AIM OF THE TASK: Copy the records below word for word, from the first line through the line that contains "import plotly.graph_objects as go", and leave out any pictures.

RECORD SET:
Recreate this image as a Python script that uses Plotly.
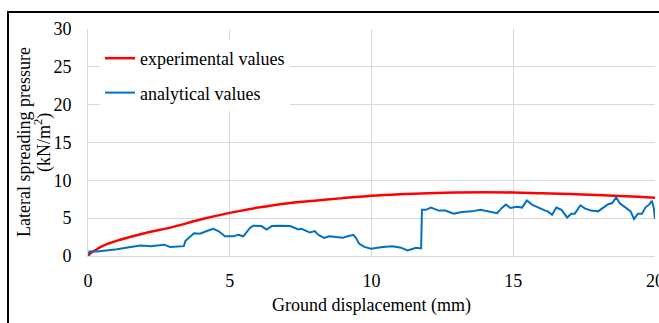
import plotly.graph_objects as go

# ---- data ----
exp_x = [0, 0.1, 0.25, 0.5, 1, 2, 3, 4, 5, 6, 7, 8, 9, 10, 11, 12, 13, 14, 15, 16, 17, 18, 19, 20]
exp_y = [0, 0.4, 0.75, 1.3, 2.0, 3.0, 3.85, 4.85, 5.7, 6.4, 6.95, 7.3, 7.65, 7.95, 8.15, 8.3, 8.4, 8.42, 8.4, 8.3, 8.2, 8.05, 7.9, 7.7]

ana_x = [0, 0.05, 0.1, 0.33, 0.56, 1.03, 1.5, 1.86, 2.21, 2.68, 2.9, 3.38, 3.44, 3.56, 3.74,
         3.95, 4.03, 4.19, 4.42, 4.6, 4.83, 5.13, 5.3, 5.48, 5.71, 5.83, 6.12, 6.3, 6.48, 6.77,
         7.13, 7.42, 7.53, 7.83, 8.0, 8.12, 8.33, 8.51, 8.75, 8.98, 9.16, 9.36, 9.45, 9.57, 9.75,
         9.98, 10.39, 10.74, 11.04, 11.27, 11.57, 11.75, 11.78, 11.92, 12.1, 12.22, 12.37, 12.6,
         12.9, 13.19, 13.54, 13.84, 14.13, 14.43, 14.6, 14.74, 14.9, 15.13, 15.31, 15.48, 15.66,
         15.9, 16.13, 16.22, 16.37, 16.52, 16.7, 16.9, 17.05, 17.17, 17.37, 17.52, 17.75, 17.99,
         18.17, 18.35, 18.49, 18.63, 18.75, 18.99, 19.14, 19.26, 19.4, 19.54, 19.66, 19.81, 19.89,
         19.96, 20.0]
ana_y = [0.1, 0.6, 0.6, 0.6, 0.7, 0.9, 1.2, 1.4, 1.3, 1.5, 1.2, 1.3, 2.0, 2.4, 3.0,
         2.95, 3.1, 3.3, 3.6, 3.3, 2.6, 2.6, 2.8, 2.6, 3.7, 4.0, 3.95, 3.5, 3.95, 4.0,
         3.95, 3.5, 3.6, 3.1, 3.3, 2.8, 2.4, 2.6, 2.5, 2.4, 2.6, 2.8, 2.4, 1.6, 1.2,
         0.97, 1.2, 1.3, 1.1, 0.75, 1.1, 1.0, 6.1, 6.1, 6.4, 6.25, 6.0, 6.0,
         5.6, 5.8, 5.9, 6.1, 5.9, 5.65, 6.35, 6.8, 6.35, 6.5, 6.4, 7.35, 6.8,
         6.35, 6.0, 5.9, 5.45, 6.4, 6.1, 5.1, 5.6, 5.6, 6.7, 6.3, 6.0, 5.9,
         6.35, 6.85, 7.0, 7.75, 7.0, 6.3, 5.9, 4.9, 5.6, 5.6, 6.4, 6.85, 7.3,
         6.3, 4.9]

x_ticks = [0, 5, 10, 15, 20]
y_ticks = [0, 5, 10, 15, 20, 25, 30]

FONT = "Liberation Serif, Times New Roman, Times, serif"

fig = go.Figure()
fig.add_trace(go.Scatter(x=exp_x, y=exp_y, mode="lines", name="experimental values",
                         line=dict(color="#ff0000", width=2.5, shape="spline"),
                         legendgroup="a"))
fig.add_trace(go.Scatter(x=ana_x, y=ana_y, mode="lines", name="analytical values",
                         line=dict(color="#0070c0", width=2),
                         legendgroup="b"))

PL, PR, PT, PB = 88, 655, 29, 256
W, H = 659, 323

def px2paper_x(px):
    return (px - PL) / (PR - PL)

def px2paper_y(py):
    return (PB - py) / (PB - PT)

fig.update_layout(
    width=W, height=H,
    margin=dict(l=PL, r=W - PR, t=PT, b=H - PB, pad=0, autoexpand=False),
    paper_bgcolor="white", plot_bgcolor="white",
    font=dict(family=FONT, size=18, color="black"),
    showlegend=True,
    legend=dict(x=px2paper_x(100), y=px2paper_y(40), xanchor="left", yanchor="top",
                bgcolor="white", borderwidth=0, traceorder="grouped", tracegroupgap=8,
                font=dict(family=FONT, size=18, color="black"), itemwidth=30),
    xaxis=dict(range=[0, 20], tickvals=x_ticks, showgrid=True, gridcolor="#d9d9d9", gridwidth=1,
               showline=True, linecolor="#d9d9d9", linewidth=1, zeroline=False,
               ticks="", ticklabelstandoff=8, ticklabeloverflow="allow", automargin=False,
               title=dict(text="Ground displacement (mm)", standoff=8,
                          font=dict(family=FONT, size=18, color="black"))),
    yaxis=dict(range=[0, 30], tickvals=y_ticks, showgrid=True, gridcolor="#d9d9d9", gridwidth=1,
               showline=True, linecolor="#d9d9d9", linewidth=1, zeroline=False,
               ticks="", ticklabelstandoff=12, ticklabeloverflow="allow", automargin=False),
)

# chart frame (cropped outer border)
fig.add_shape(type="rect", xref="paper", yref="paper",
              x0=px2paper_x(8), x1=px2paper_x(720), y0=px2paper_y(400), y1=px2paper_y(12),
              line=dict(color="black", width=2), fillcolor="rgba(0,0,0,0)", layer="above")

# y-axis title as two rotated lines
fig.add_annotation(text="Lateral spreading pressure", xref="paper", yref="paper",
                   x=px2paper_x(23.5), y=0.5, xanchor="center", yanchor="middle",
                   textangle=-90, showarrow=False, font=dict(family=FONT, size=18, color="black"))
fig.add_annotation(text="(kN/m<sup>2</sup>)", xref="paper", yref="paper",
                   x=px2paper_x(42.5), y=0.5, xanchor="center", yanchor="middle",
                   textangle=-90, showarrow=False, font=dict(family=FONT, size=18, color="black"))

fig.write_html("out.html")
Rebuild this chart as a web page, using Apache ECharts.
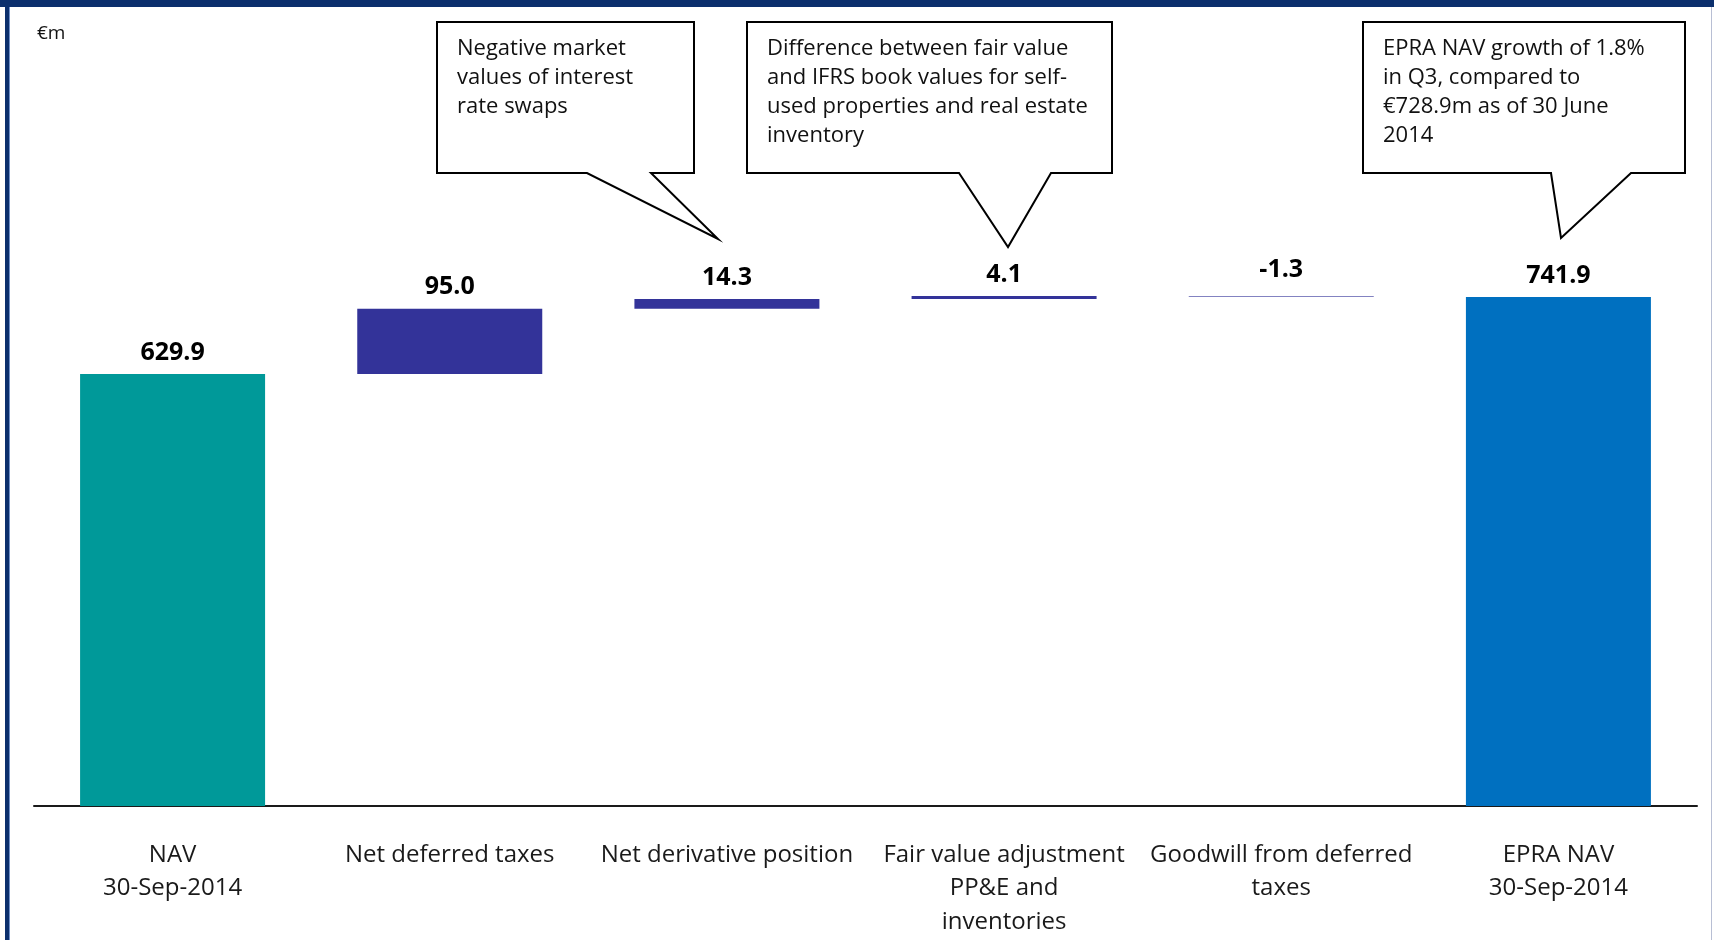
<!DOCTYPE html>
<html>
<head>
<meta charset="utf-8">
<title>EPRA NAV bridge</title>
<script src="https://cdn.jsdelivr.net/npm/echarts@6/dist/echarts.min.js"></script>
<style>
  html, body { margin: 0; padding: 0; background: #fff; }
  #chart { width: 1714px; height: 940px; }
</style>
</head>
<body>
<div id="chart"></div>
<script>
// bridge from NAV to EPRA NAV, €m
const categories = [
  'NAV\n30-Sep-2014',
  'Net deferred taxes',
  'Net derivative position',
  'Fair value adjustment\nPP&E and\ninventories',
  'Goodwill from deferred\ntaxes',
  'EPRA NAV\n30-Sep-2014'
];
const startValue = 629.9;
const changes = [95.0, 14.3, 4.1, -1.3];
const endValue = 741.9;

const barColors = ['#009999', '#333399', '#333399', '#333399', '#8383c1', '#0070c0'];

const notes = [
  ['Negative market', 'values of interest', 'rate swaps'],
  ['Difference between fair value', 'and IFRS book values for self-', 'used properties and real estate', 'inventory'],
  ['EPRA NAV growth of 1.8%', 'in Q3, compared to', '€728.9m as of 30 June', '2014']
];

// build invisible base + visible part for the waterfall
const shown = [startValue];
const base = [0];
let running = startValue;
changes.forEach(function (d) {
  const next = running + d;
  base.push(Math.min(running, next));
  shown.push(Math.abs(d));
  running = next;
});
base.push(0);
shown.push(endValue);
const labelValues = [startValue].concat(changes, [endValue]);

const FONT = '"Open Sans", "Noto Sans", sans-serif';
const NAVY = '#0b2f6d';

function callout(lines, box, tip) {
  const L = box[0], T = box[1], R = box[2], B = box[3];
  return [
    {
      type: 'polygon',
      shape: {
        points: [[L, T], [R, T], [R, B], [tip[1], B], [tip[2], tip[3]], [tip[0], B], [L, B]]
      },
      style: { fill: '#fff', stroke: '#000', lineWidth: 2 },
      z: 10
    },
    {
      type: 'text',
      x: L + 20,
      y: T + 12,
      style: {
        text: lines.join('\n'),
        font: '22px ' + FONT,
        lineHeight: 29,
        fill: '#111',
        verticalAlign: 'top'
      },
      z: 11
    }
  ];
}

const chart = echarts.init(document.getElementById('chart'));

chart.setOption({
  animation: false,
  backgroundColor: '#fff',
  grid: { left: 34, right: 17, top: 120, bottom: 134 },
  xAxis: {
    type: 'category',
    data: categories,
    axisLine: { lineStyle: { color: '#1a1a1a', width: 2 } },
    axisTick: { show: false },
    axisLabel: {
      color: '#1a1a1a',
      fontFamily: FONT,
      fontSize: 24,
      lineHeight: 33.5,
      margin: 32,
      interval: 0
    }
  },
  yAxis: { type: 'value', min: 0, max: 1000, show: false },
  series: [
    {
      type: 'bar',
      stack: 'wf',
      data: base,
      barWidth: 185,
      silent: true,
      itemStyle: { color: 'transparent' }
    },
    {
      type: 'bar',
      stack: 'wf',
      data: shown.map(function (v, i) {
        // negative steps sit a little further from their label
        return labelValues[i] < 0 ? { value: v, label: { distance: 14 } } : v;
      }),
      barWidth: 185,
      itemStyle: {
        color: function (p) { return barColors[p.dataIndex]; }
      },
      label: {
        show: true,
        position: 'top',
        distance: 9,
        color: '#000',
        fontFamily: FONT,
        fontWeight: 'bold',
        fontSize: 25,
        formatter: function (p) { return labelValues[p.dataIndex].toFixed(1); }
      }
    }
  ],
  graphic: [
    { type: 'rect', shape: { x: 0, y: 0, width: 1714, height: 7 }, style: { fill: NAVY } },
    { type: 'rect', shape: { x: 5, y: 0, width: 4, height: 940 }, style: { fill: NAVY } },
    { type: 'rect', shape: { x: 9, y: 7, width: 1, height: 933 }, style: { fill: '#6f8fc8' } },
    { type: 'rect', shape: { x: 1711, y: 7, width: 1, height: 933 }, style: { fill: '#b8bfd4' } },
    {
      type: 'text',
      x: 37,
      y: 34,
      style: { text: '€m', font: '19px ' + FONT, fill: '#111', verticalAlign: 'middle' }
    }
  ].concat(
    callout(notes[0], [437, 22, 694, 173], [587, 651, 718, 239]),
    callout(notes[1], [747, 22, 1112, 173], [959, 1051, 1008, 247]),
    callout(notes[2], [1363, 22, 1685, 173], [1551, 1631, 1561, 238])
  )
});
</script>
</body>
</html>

TASK SOLUTION:
Recreate this image as a Python script that uses Plotly.
import plotly.graph_objects as go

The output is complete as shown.